Blair: OK. Last last question for you here, what have we not talked about? What are we not hearing in this rail…excuse me, I said “rail”…this mayoral contest. Immediately I equate mayor with rail, but I think that has obscured that there might be other issues out there that we have not talked about. Is there something on your mind that you think, how come nobody is talking about this in the mayor’s race? Colin I’m going to throw that out to you. This is our last question.
Moore: Well so they have talked about cost of living, but I think it’s been crowded out a bit by rail in part because they don’t really know what to do about it.
Blair: What can a mayor do about cost?
Moore: Yeah. Not much I guess.
Blair: Lower your property taxes? I doubt it.
Moore: Maybe that wouldn’t help that many people. You probably couldn’t really institute some form of rent control.
But I’ve wondered why voters see Honolulu going in the wrong direction and the only thing I can think of is that people just feel under such financial pressure and I think that’s why you see younger people actually answering that question in the affirmative more than older people.
Blair: They’re particularly pessimistic.
Moore: Yeah, they’re particularly pessimistic. And I think that’s the only thing driving it because otherwise I mean this is a relatively crime free place. Pretty good economy although the jobs don’t pay enough.

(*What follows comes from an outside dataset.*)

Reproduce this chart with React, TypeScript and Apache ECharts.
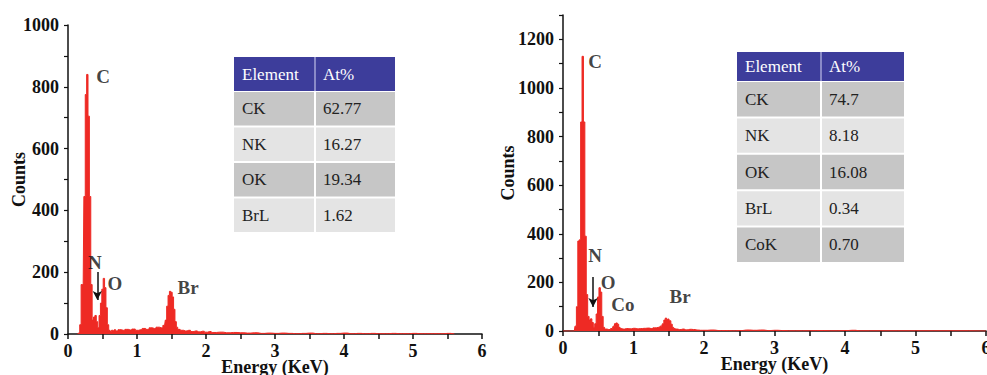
import React, { useEffect, useRef } from "react";
import * as echarts from "echarts";

// ---------- Data ----------
const energyL = [0.14,0.16,0.18,0.20,0.22,0.24,0.26,0.28,0.30,0.32,0.34,0.36,0.38,0.40,0.42,0.44,0.46,0.48,0.50,0.52,0.54,0.56,0.58,0.60,0.62,0.64,0.66,0.68,0.70,
  0.75,0.80,0.85,0.90,0.95,1.00,1.05,1.10,1.15,1.20,1.25,1.30,1.35,1.40,
  1.42,1.44,1.46,1.48,1.50,1.52,1.54,1.56,1.58,1.60,
  1.65,1.70,1.75,1.80,1.85,1.90,1.95,2.00,2.05,2.10,
  2.2,2.3,2.4,2.5,2.6,2.7,2.8,2.9,3.0,3.1,3.2,3.3,3.4,3.5,3.6,3.7,3.8,3.9,4.0,4.1,4.2,4.3,4.4,4.5,4.6,4.7,4.8,4.9,5.0,5.1,5.2,5.3,5.4,5.5,5.6];
const countsL = [0,3,30,160,162,445,775,840,705,445,160,45,55,60,40,20,60,100,145,180,150,85,30,12,8,12,10,14,10,
  14,12,15,13,16,12,14,18,15,20,18,22,20,28,
  45,90,125,138,135,120,80,40,22,15,
  12,10,12,8,10,7,9,6,8,5,
  6,4,5,4,3,4,2,3,2,3,2,1,2,3,1,2,1,2,3,1,2,1,2,1,1,2,1,1,2,1,1,1,1,2,0];

const energyR = [0.00,
  0.16,0.18,0.20,0.22,0.24,0.26,0.28,0.30,0.32,0.34,0.36,0.38,0.40,0.42,0.44,0.46,0.48,0.50,0.52,0.54,0.56,0.58,0.60,
  0.65,0.70,
  0.72,0.74,0.76,0.78,0.80,0.82,
  0.85,0.90,0.95,1.00,1.05,1.10,1.15,1.20,1.25,1.30,1.35,1.40,
  1.42,1.44,1.46,1.48,1.50,1.52,1.54,1.56,1.58,1.60,
  1.65,1.70,1.75,1.80,1.85,1.90,1.95,2.00,
  2.1,2.2,2.3,2.4,2.5,2.6,2.7,2.8,2.9,3.0,3.1,3.2,
  3.4,3.6,3.8,4.0,4.1,4.2,4.5,5.0,5.5,6.0];
const countsR = [0,
  0,20,100,370,375,860,1130,860,390,150,60,45,50,35,15,30,70,140,178,160,60,15,8,
  6,10,
  20,30,33,28,15,10,
  8,10,9,11,9,10,11,12,10,13,15,20,
  30,45,53,48,50,42,28,15,10,8,
  6,8,5,7,6,4,3,3,
  4,2,2,1,2,4,3,4,2,3,2,1,
  1,2,1,2,3,1,1,1,1,0];

const yTicksL = [0, 1000, 100];
const yTicksR = [0, 1300, 100];

const tableHead = ["Element", "At%"];
const tableElementsL = ["CK", "NK", "OK", "BrL"];
const tableAtL = ["62.77", "16.27", "19.34", "1.62"];
const tableElementsR = ["CK", "NK", "OK", "BrL", "CoK"];
const tableAtR = ["74.7", "8.18", "16.08", "0.34", "0.70"];

// annotation labels: [name, energy, counts]
const labelsL: [string, number, number][] = [["C", 0.51, 832], ["N", 0.39, 233], ["O", 0.68, 165], ["Br", 1.74, 152]];
const arrowL = [0.425, 201, 110];
const labelsR: [string, number, number][] = [["C", 0.454, 1110], ["N", 0.454, 312], ["O", 0.64, 201], ["Co", 0.85, 111], ["Br", 1.66, 140]];
const arrowR = [0.426, 222, 99];

// ---------- Styles ----------
const SERIF = "Liberation Serif";
const RED = "#ee2a24";

function makeTable(x: number, y: number, w1: number, w2: number, headH: number, rowH: number, els: string[], vals: string[]) {
  const out: any[] = [];
  const txt = (tx: number, ty: number, text: string, fill: string) => ({
    type: "text", x: tx, y: ty,
    style: { text, fill, fontFamily: SERIF, fontSize: 17, verticalAlign: "middle" },
  });
  out.push({ type: "rect", shape: { x, y, width: w1 + w2 + 2, height: headH }, style: { fill: "#3d3d9b" } });
  out.push({ type: "rect", shape: { x: x + w1, y, width: 2, height: headH }, style: { fill: "#8a8ac8" } });
  out.push(txt(x + 8, y + headH / 2, tableHead[0], "#ffffff"));
  out.push(txt(x + w1 + 9, y + headH / 2, tableHead[1], "#ffffff"));
  els.forEach((e, i) => {
    const ry = y + headH + 1 + i * rowH;
    const fill = i % 2 === 0 ? "#c6c6c6" : "#e4e4e4";
    out.push({ type: "rect", shape: { x, y: ry, width: w1, height: rowH - 2 }, style: { fill } });
    out.push({ type: "rect", shape: { x: x + w1 + 2, y: ry, width: w2, height: rowH - 2 }, style: { fill } });
    out.push(txt(x + 8, ry + (rowH - 2) / 2, e, "#222"));
    out.push(txt(x + w1 + 9, ry + (rowH - 2) / 2, vals[i], "#222"));
  });
  return out;
}

function xAxisCfg(gridIndex: number) {
  return {
    type: "value", gridIndex, min: 0, max: 6, interval: 0.5,
    name: "Energy (KeV)", nameLocation: "middle", nameGap: 24, nameMoveOverlap: false,
    nameTextStyle: { fontFamily: SERIF, fontWeight: "bold", fontSize: 18, color: "#111" },
    axisLine: { lineStyle: { color: "#111", width: 1.5 } },
    axisTick: { length: 5, lineStyle: { color: "#111", width: 1.5 } },
    axisLabel: {
      margin: 8, fontFamily: SERIF, fontWeight: "bold", fontSize: 18, color: "#111",
      formatter: (v: number) => (Math.abs(v - Math.round(v)) < 1e-6 ? String(Math.round(v)) : ""),
    },
    splitLine: { show: false },
  };
}

function yAxisCfg(gridIndex: number, t: number[], gap: number) {
  return {
    type: "value", gridIndex, min: t[0], max: t[1], interval: t[2],
    name: "Counts", nameLocation: "middle", nameGap: gap, nameRotate: 90, nameMoveOverlap: false,
    nameTextStyle: { fontFamily: SERIF, fontWeight: "bold", fontSize: 18, color: "#111" },
    axisLine: { show: true, lineStyle: { color: "#111", width: 1.5 } },
    axisTick: { show: true, length: 4, lineStyle: { color: "#111", width: 1.2 } },
    axisLabel: {
      margin: 9, fontFamily: SERIF, fontWeight: "bold", fontSize: 18, color: "#111",
      formatter: (v: number) => (v % 200 === 0 ? String(v) : ""),
    },
    splitLine: { show: false },
  };
}

function spectrum(idx: number, xs: number[], ys: number[]) {
  return {
    type: "line", xAxisIndex: idx, yAxisIndex: idx,
    data: xs.map((x, i) => [x, ys[i]]),
    step: "middle", showSymbol: false, symbol: "none",
    lineStyle: { color: RED, width: 1 }, areaStyle: { color: RED, opacity: 1 },
    itemStyle: { color: RED }, z: 3,
  };
}

function annotations(idx: number, labels: [string, number, number][], arrow: number[]) {
  return {
    type: "scatter", xAxisIndex: idx, yAxisIndex: idx, symbolSize: 0, z: 5,
    data: labels.map(([n, x, y]) => ({ name: n, value: [x, y] })),
    label: { show: true, position: "inside", formatter: "{b}", fontFamily: SERIF, fontWeight: "bold", fontSize: 19, color: "#111" },
    markLine: {
      silent: true, symbol: ["none", "arrow"], symbolSize: [7, 9],
      lineStyle: { color: "#111", width: 1.5, type: "solid" }, label: { show: false },
      data: [[{ coord: [arrow[0], arrow[1]] }, { coord: [arrow[0], arrow[2]] }]],
    },
  };
}

export default function App() {
  const ref = useRef<HTMLDivElement>(null);
  useEffect(() => {
    if (!ref.current) return;
    const chart = echarts.init(ref.current, undefined, { renderer: "svg" });
    chart.setOption({
      animation: false,
      backgroundColor: "#ffffff",
      grid: [
        { left: 68, top: 25, width: 414, height: 309, outerBoundsMode: "none", containLabel: false },
        { left: 563, top: 15, width: 423, height: 316, outerBoundsMode: "none", containLabel: false },
      ],
      xAxis: [xAxisCfg(0), xAxisCfg(1)],
      yAxis: [yAxisCfg(0, yTicksL, 40), yAxisCfg(1, yTicksR, 46)],
      series: [
        spectrum(0, energyL, countsL),
        spectrum(1, energyR, countsR),
        annotations(0, labelsL, arrowL),
        annotations(1, labelsR, arrowR),
      ],
      graphic: [
        ...makeTable(234, 57, 80, 79, 34, 35.5, tableElementsL, tableAtL),
        ...makeTable(737, 52, 83, 82, 29, 36.4, tableElementsR, tableAtR),
      ],
    });
    return () => chart.dispose();
  }, []);
  return <div ref={ref} style={{ position: "absolute", left: 0, top: 0, width: 987, height: 375 }} />;
}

Blair: The sun is shining.
Moore: The sun is shining it’s you know the usual paradise lines. But you know they they have addressed it superficially in part, but there’s not much they can do about it. But I do think that’s kind of the burning question that is driving this pessimism.

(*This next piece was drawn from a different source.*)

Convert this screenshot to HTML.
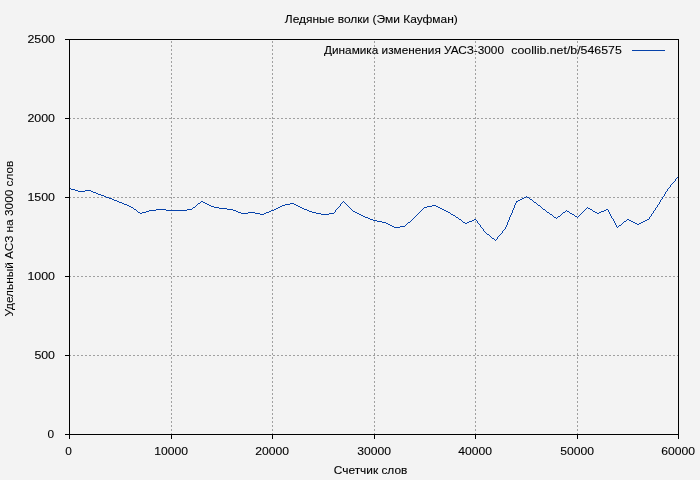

Blair: Ok last word to you Neal.
Milner: The issue that I think is important and it’s very difficult to talk about at least in policy terms is what this place is starting to look like as a city. I think that some of this dissatisfaction has to do with the sum of a lot of these issues that have been coming up – traffic for example, affordable housing and then more.
There’s not a policy that you can use to address it, but there isn’t that kind of vision. There isn’t the kind of education that goes on with mayors when they tend to talk, and Caldwell is very good at something to talking about infrastructure and so on, but this kind of broader vision of a city. Now I as I said understand that I’m not so sure how much votes that would get. But I don’t think we really have, what we as that kind of culture as a place, have a decent understanding of what we want this place to look like 20, 30 years from now and how it’s starting to look and talk about that.
Blair: Yeah no inspirational aspirational pitch
Milner: No there here isn’t. Not even educational right.
Blair: Ok well we have fodder for many more things to talk about after the primary is over.
Neil Milner thank you as always.
Milner: You’re welcome.
Blair: And Colin Moore.
Moore: Thank you.
Blair: Chad Blair for Honolulu Civil Beat and the Pod Squad, take care and aloha.